In the form of the canon, Ferneyhough notes, time is 'folded and unfolded, origami-like, against itself' – in decided contrast to B.A. Zimmermann's circular conception of time. Ferneyhough's method also differs from Zimmermann in avoiding musical quotes. The sole exception occurs in Motetus absconditus (No. 4), which compresses an isorhythmic motet from the Montpelier Codex, 'rather like a wrecked automobile that has been passed through the crusher'. In its James Joyce-like literary recyclings, Charles Bernstein's libretto reflects an analogous process. The third motet, Cannot Cross, employs the broadest range of vocal techniques. This is one of several a cappella movements, the accompanied pieces featuring combinations of three clarinets, piano (Dominic Saunders), percussion (Julian Warburton) and solo violin (Caroline Balding).
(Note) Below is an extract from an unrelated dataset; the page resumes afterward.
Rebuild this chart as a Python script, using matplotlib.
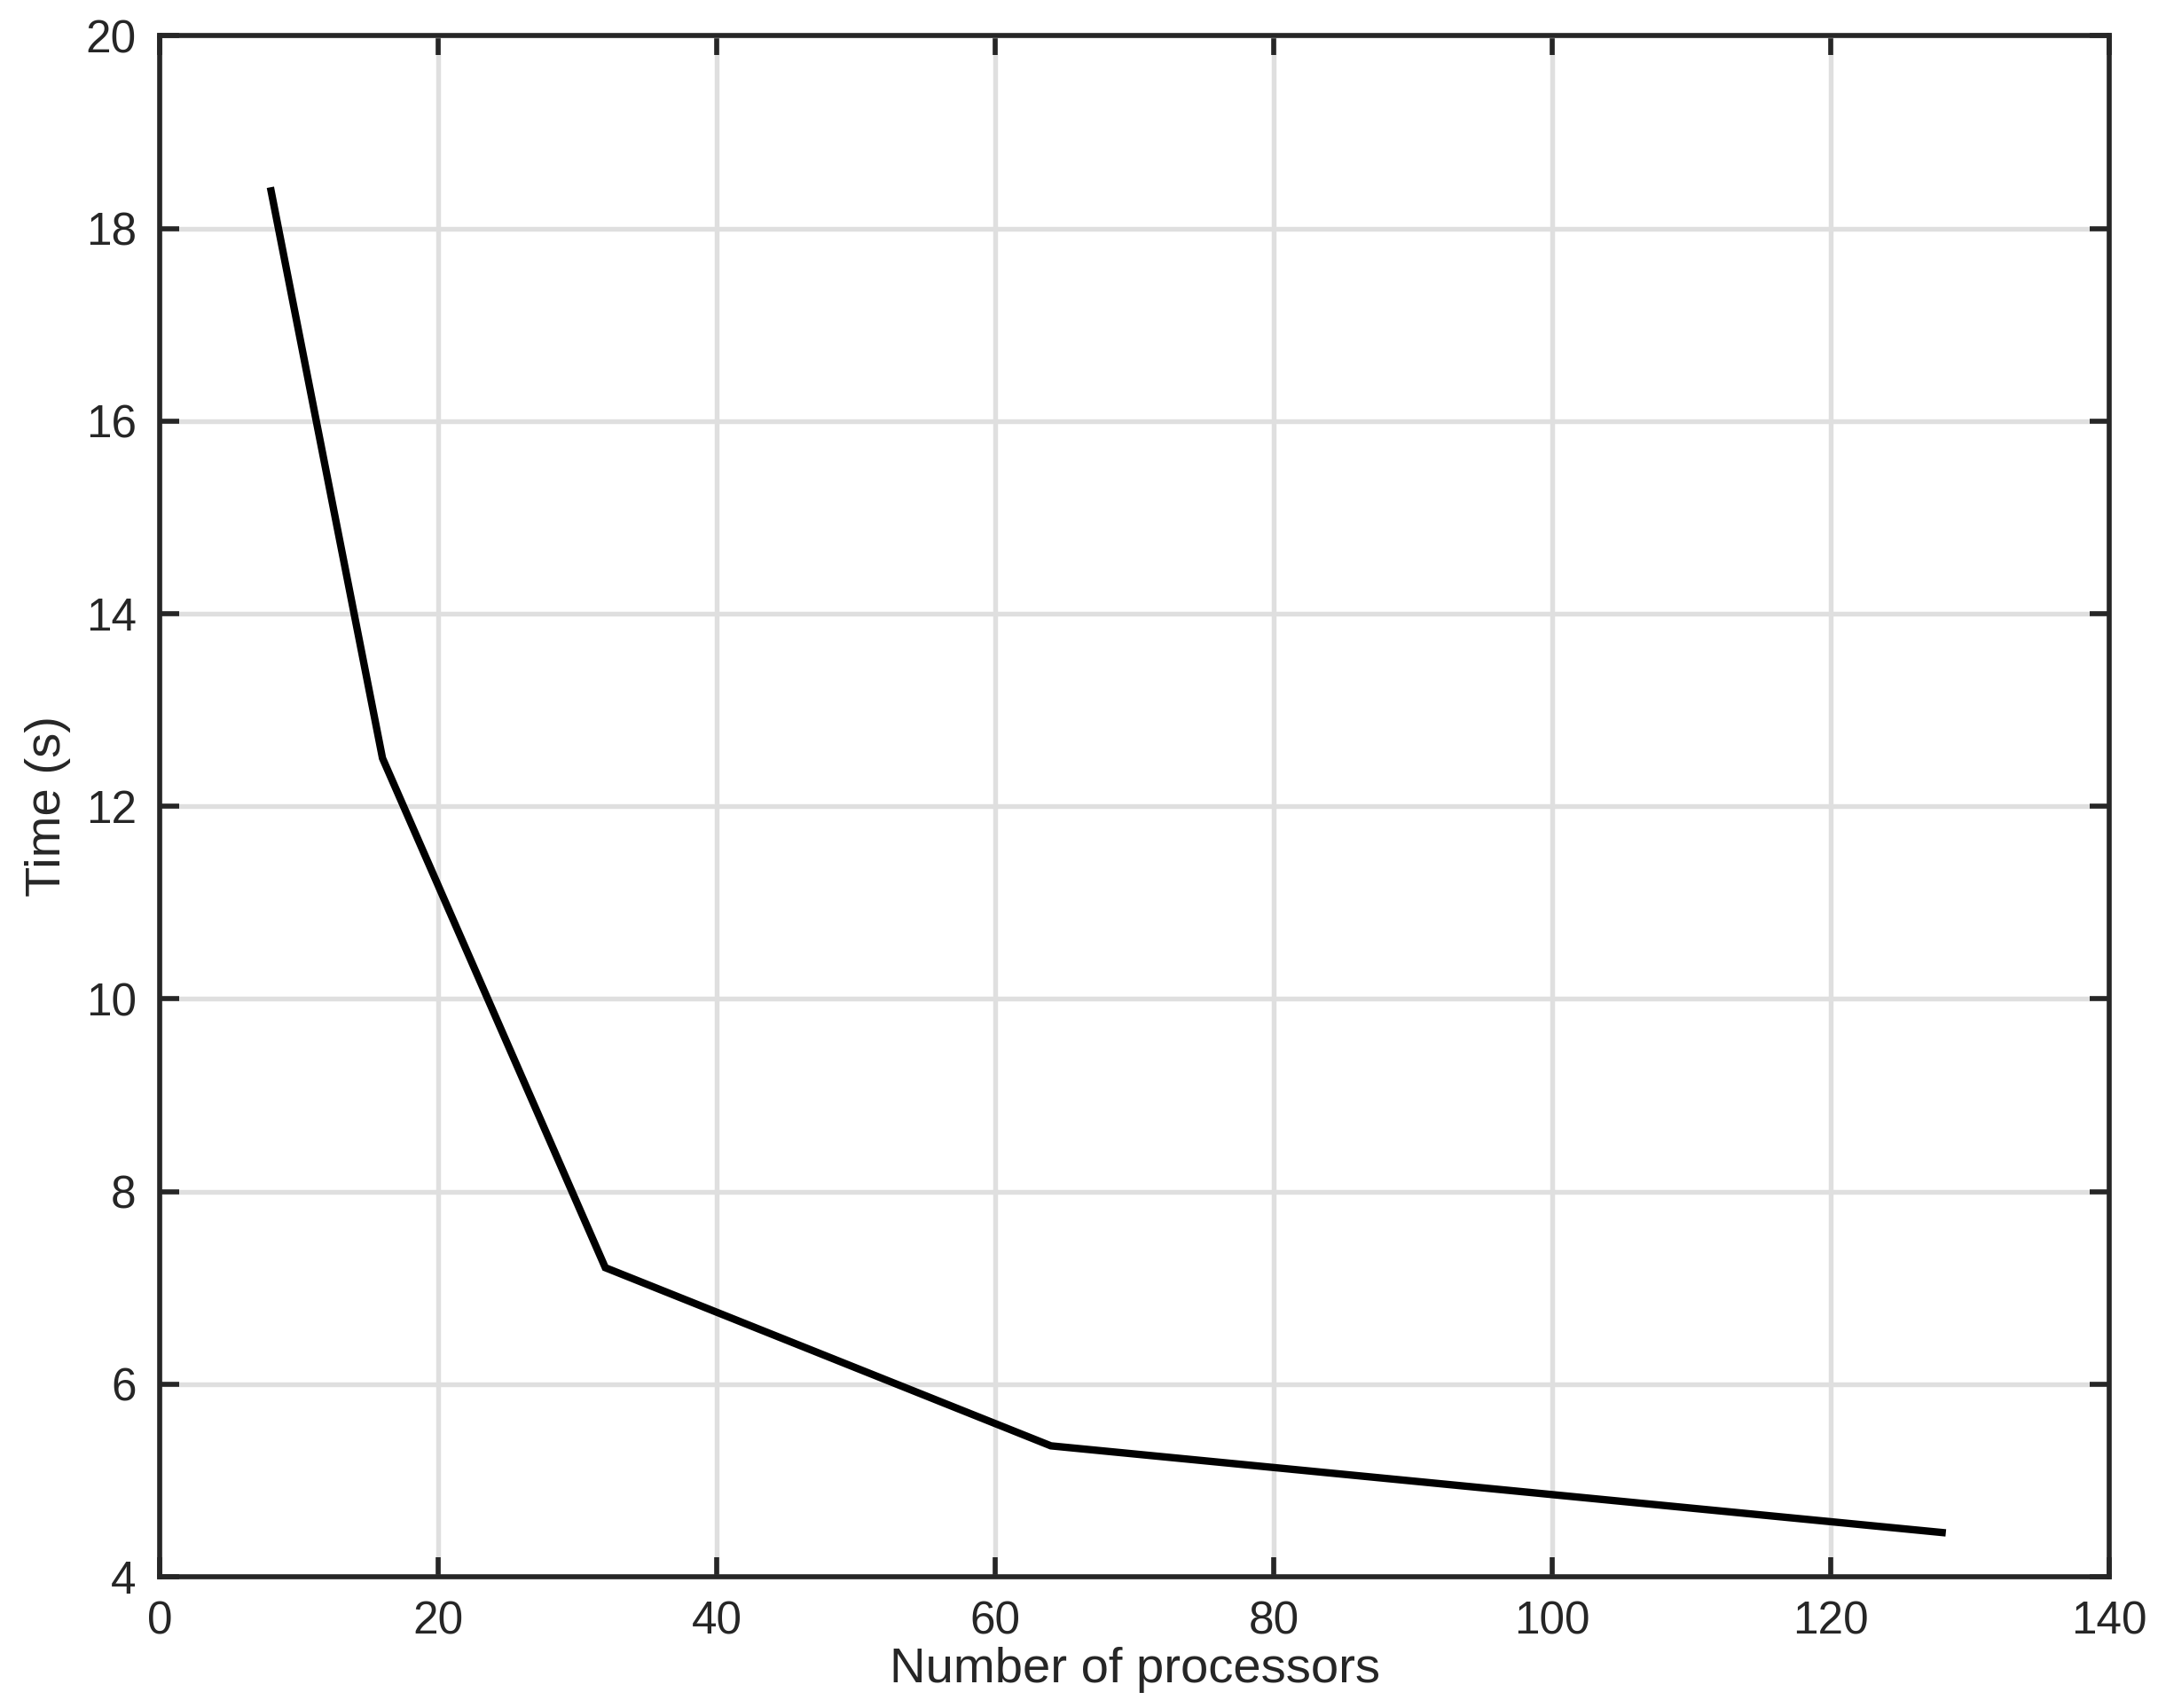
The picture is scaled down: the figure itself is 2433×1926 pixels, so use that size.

No. 5, Amphibolies II, is purely instrumental, just as a guitar concerto takes up one whole scene in Shadowtime.

The disc's other extract from Shadowtime shows a characteristic virtuosity of texture and timbre. Stelae for Failed Time (Solo for Melancholiaas the Angel of History) is for twelve voices and pre-recorded sound, including the composer as reciter. Here the perspective becomes wholly internal. Two parallel texts are sung simultaneously, interrupted by Joycean revisitings of lines from the first scene of Shadowtime. Taking advantage of an IRCAM commission, Ferneyhough collaborated with Gilbert Nouno on the synthesised materials. The initial electronic passages recall Walter Benjamin's passion for wind-up toys.

The remaining pieces on this disc date from the latter half of the 1960s. Of Two Marian Motets for two solo sopranos and choir, the first (Ave mater gloriosasalvatoris) was unfinished until Ferneyhough responded to a request from the Jeunes Solistes in 2002. In both motets he now perceives the influence of Dunstable – in the harmony – and Thomas Tallis. The virtuosic-experimental character of the Missa Brevis of 1969 effectively excludes it from liturgical performance. The Mass is for twelve solo singers divided into three groups, and it begins in a haze of syllabic fragments. Later, the words are sung, spoken and whispered. In the final movement, one group sings the text while the other voices explore other rhythms. As delivered by members of the BBC Singers, this is still a fascinating piece to listen to.